Grief in the Game: How Liverpool are Dealing with Tragic Loss
By Abdullah Mamaniyat
Grief is a strange thing.
Recently on X, a prominent Liverpool fan suggested that supporters should stop singing Diogo Jota’s chant in the 20th minute of every game, arguing that it was having a detrimental effect on the players. Others countered that continuing the chant is a fitting tribute, a way of honouring Jota’s memory. Truthfully, neither side is right or wrong.
That is because there is no way of knowing how each player feels when it comes to reminders of Diogo. For some, it might bring comfort or motivation. For others, it may reopen the wound in a way that it does affect performances. Every training session and every matchday serves as a reminder that Diogo is no longer standing with them as he did last season.
Diogoal ❤️
— Liverpool FC (@LFC) July 7, 2025
Remembering our number 20 with every Diogo Jota goal for the Reds. pic.twitter.com/xGzeAJiXkK
Footballers Are Still Human
It is easy to forget that footballers, despite their status, are still human. They grieve, they struggle, and they carry emotional weight just like anyone else. Yet in football, the calendar never pauses. The season rolls on, and players are expected to perform - praised or scrutinised as usual.
Jota passed away on 3 July. His and brother André’s funeral was held just two days later, and by 8 July, the Liverpool squad had already started to report back for pre-season training. The players barely had a chance to process what had happened.
Former Manchester City defender Nedum Onuoha, who lost his mother during his playing career, recently said:
“The trust they have, the belief they have, the connection that they have during games - you lose it and things do become difficult.
You’ll always remember the player because the fans will sing his name in the 20th minute. You’ll also remember the fact that when you get to the training ground, nobody’s going to sit in his locker. You’ll remember the fact that the number doesn’t exist anymore. You remember the moments in this stadium that maybe he had before.”

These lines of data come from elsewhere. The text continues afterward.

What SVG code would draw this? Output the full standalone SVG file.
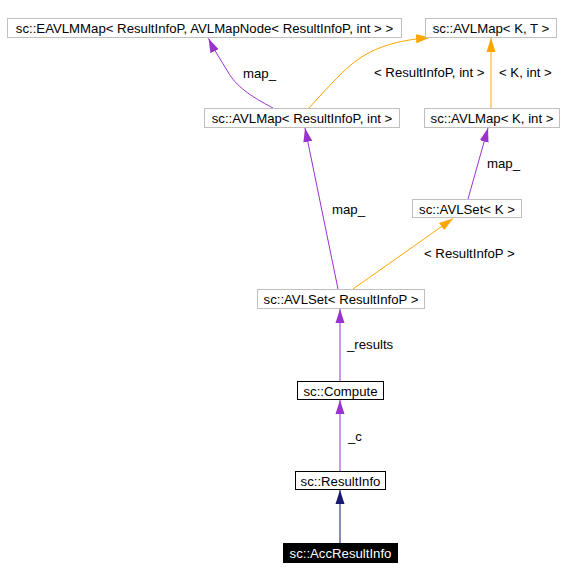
<svg xmlns="http://www.w3.org/2000/svg" width="564" height="580" viewBox="0 0 564 580">
<style>
text{font-family:"Liberation Sans",Arial,sans-serif;font-size:13.2px;fill:#000}
.n rect{fill:#fff;stroke:#bfbfbf;stroke-width:1}
.n.b rect{stroke:#000}
.n text{text-anchor:middle}
.n.k rect{fill:#000;stroke:#000}
.n.k text{fill:#fff}
.e{fill:none;stroke-width:1}
.p{stroke:#9a32cd}
.o{stroke:#ffa500}
.v{stroke:#191970}
</style>
<defs>
<marker id="mp" markerUnits="userSpaceOnUse" markerWidth="14" markerHeight="10" refX="14" refY="5" orient="auto"><path d="M0,0.5 L14,5 L0,9.5 z" fill="#9a32cd"/></marker>
<marker id="mo" markerUnits="userSpaceOnUse" markerWidth="14" markerHeight="10" refX="14" refY="5" orient="auto"><path d="M0,0.5 L14,5 L0,9.5 z" fill="#ffa500"/></marker>
<marker id="mv" markerUnits="userSpaceOnUse" markerWidth="14" markerHeight="10" refX="14" refY="5" orient="auto"><path d="M0,0.5 L14,5 L0,9.5 z" fill="#191970"/></marker>
</defs>
<rect width="564" height="580" fill="#fff"/>
<g id="edges">
<path class="e p" d="M273,108 C250,96 236,86 228,72 C221,60 214,50 208.5,38.5" marker-end="url(#mp)"/>
<path class="e o" d="M309,108 C330,85 345,68 360,58 C378,46 400,40 430,37.5" marker-end="url(#mo)"/>
<path class="e o" d="M491,108 L491,38" marker-end="url(#mo)"/>
<path class="e p" d="M468,199 L488,128" marker-end="url(#mp)"/>
<path class="e p" d="M338,289 L305,128" marker-end="url(#mp)"/>
<path class="e o" d="M353,289 L453,218.5" marker-end="url(#mo)"/>
<path class="e p" d="M340,381 L340,309" marker-end="url(#mp)"/>
<path class="e p" d="M340,471 L340,400" marker-end="url(#mp)"/>
<path class="e v" d="M340,543 L340,490" marker-end="url(#mv)"/>
<text x="243" y="78">map_</text>
<text x="374" y="77">&lt; ResultInfoP, int &gt;</text>
<text x="499" y="77">&lt; K, int &gt;</text>
<text x="487" y="168">map_</text>
<text x="332" y="214">map_</text>
<text x="424" y="258">&lt; ResultInfoP &gt;</text>
<text x="347" y="349">_results</text>
<text x="348" y="441">_c</text>
</g>
<g id="n_eavlmmap" class="n"><rect x="7.5" y="18.5" width="394" height="19"/><text x="204.5" y="33">sc::EAVLMMap&lt; ResultInfoP, AVLMapNode&lt; ResultInfoP, int &gt; &gt;</text></g>
<g id="n_avlmap_kt" class="n"><rect x="425.5" y="18.5" width="131" height="19"/><text x="491" y="33">sc::AVLMap&lt; K, T &gt;</text></g>
<g id="n_avlmap_rip" class="n"><rect x="204.5" y="108.5" width="195" height="19"/><text x="302" y="123">sc::AVLMap&lt; ResultInfoP, int &gt;</text></g>
<g id="n_avlmap_kint" class="n"><rect x="424.5" y="108.5" width="135" height="19"/><text x="492" y="123">sc::AVLMap&lt; K, int &gt;</text></g>
<g id="n_avlset_k" class="n"><rect x="412.5" y="199.5" width="109" height="18"/><text x="467" y="213.5">sc::AVLSet&lt; K &gt;</text></g>
<g id="n_avlset_rip" class="n"><rect x="257.5" y="289.5" width="167" height="19"/><text x="341" y="304">sc::AVLSet&lt; ResultInfoP &gt;</text></g>
<g id="n_compute" class="n b"><rect x="297.5" y="381.5" width="86" height="18"/><text x="340.5" y="395.5">sc::Compute</text></g>
<g id="n_resultinfo" class="n b"><rect x="295.5" y="471.5" width="90" height="18"/><text x="340.5" y="485.5">sc::ResultInfo</text></g>
<g id="n_accresultinfo" class="n k"><rect x="283.5" y="543.5" width="114" height="19"/><text x="340.5" y="558">sc::AccResultInfo</text></g>
</svg>
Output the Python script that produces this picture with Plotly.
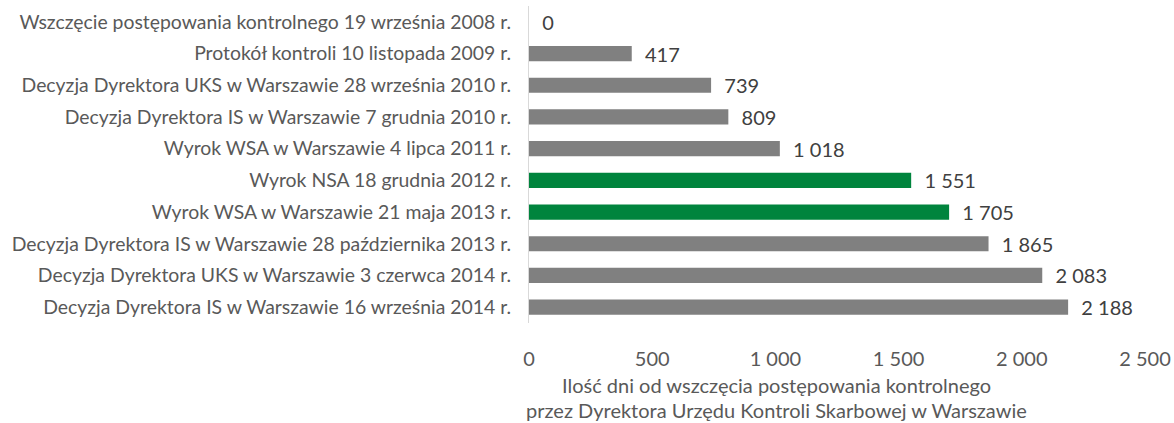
import plotly.graph_objects as go

categories = [
    "Wszczęcie postępowania kontrolnego 19 września 2008 r.",
    "Protokół kontroli 10 listopada 2009 r.",
    "Decyzja Dyrektora UKS w Warszawie 28 września 2010 r.",
    "Decyzja Dyrektora IS w Warszawie 7 grudnia 2010 r.",
    "Wyrok WSA w Warszawie 4 lipca 2011 r.",
    "Wyrok NSA 18 grudnia 2012 r.",
    "Wyrok WSA w Warszawie 21 maja 2013 r.",
    "Decyzja Dyrektora IS w Warszawie 28 października 2013 r.",
    "Decyzja Dyrektora UKS w Warszawie 3 czerwca 2014 r.",
    "Decyzja Dyrektora IS w Warszawie 16 września 2014 r.",
]
days = [0, 417, 739, 809, 1018, 1551, 1705, 1865, 2083, 2188]
highlight = [False, False, False, False, False, True, True, False, False, False]
tick_vals = [0, 500, 1000, 1500, 2000, 2500]
tick_text = ["0", "500", "1\u00a0000", "1\u00a0500", "2\u00a0000", "2\u00a0500"]
axis_title_lines = [
    "Ilość dni od wszczęcia postępowania kontrolnego",
    "przez Dyrektora Urzędu Kontroli Skarbowej w Warszawie",
]

GRAY = "#808080"
GREEN = "#00843D"
FONT = "Lato, Calibri, Carlito, sans-serif"
FS = 20

labels = ["\u00a0\u00a0" + f"{v:,}".replace(",", "\u00a0") for v in days]
colors = [GREEN if h else GRAY for h in highlight]

fig = go.Figure(go.Bar(
    x=days, y=categories, orientation="h",
    marker=dict(color=colors, line=dict(width=0)),
    text=labels, textposition="outside", cliponaxis=False,
    constraintext="none",
    textfont=dict(family=FONT, size=FS, color="#404040"),
    hoverinfo="skip",
))

fig.update_layout(
    width=1174, height=423,
    margin=dict(l=529, r=29, t=6, b=100, autoexpand=False),
    paper_bgcolor="white", plot_bgcolor="white",
    bargap=0.52, showlegend=False,
    font=dict(family=FONT, size=FS, color="#595959"),
)
fig.update_xaxes(
    range=[0, 2500], tickvals=tick_vals, ticktext=tick_text,
    showgrid=False, zeroline=False, showline=False,
    ticks="outside", ticklen=18, tickcolor="rgba(0,0,0,0)",
    tickfont=dict(family=FONT, size=FS, color="#595959"),
)
fig.update_yaxes(
    autorange="reversed", showgrid=False, zeroline=False,
    showline=True, linecolor="#d9d9d9", linewidth=1,
    ticks="outside", ticklen=13, tickcolor="rgba(0,0,0,0)",
    tickfont=dict(family=FONT, size=19.4, color="#595959"),
)
plot_h = 423 - 6 - 100
for i, line in enumerate(axis_title_lines):
    fig.add_annotation(
        text=line, xref="paper", yref="paper",
        x=(776 - 529) / 616, y=-(385 + 25 * i - 323) / plot_h,
        xanchor="center", yanchor="middle",
        showarrow=False, align="center",
        font=dict(family=FONT, size=FS, color="#595959"),
    )

fig.write_html("out.html", config={"displayModeBar": False},
               post_script="document.body.style.margin='0px';")
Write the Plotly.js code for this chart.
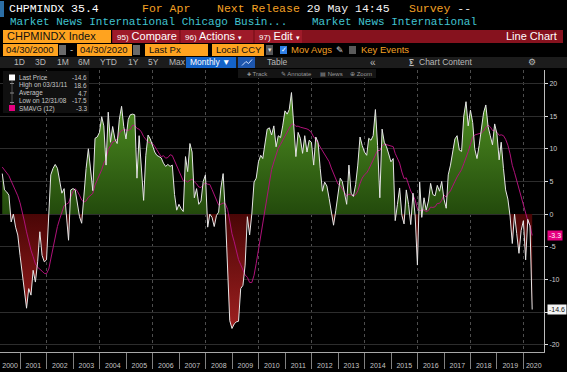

His words echo the reality Liverpool’s players now face - a grief that lingers in the quiet moments between the matchday noise.
Things Feel Different on the Pitch
It’s been evident on the pitch that something isn’t quite the same. Liverpool’s performances in the Premier League have stuttered with four domestic losses on the bounce. Several key players have shown noticeable dips in form.
Captain Virgil van Dijk, who usually is a picture of composure and authority, has looked uncharacteristically shaky at times. Ibrahima Konaté, a very close friend of Jota’s, has been error-prone and less dominant than in previous campaigns. Even Mohamed Salah, who by his own standards, has struggled to influence games with the same consistency and decisiveness that has defined his Liverpool legacy.
To those fans, players, pundits and neutrals who can emotionally detach themselves from the whole situation, such drop-offs might simply look like a footballing decline. But Liverpool fans, more than anyone, should recognise how raw the grief still is and may be a contributing factor to the club’s sluggish start.
Where mere football is concerned, Liverpool are also undergoing a seismic transition. Arne Slot is steering the team away from the familiar rhythms of Jürgen Klopp’s era, which still defined the side last season. The dressing room has changed too. New faces arrived, familiar ones departed - and many of those who remain are still carrying the grief of losing a colleague, teammate and friend.
Without the clutch moments that defined much of August and September, Liverpool’s current Premier League form might already have escalated into a full-blown crisis. The emotional and tactical upheavals seem to have collided, and taken their toll.
Remembering Fallen Foes
Jota’s passing is not the only tragedy to hit the club this season. Former Liverpool Women’s head coach Matt Beard sadly passed away in September, followed by the death of Women’s first-team kit manager Jon Humble, who had only joined from Manchester United this summer. Former goalkeeper coach Jose Manuel Ochoterena, who arrived with Rafa Benitez in 2004, also died in October.
The football world is familiar with losses: Cheick Tioté, Davide Astori, Marc-Vivien Foé and Christian Atsu are just some of the active players to have died whilst playing for their clubs at the top level. Sadly, Jota’s death will not be the last.
Liverpool Football Club is built on emotional connection. Renditions of ‘You’ll Never Walk Alone’ aren’t just empty words. It is a heartfelt connection symbolised between fans, players, and the city itself. As the city moves forward and processes these tragic losses in such a short space of time, the question is not whether to sing or stay silent, but how to heal together through empathy.
Whether it was Diogo, whose passing prompted immense loss even among those who never met him, or whether it stems from personal experience, grief has a way of lingering just behind you as the world keeps on spinning.
If not for yourself, give others the empathy they deserve to quietly carry grief. A part of you will remain elsewhere, suspended in memory, just as many of Liverpool’s players will carry thoughts of Diogo Jota with them for the rest of their careers and beyond. This author understands this all too well, having lost someone close this year. This article is a reminder that grief can affect anyone, and when it does, it never truly leaves; it simply learns to coexist within you.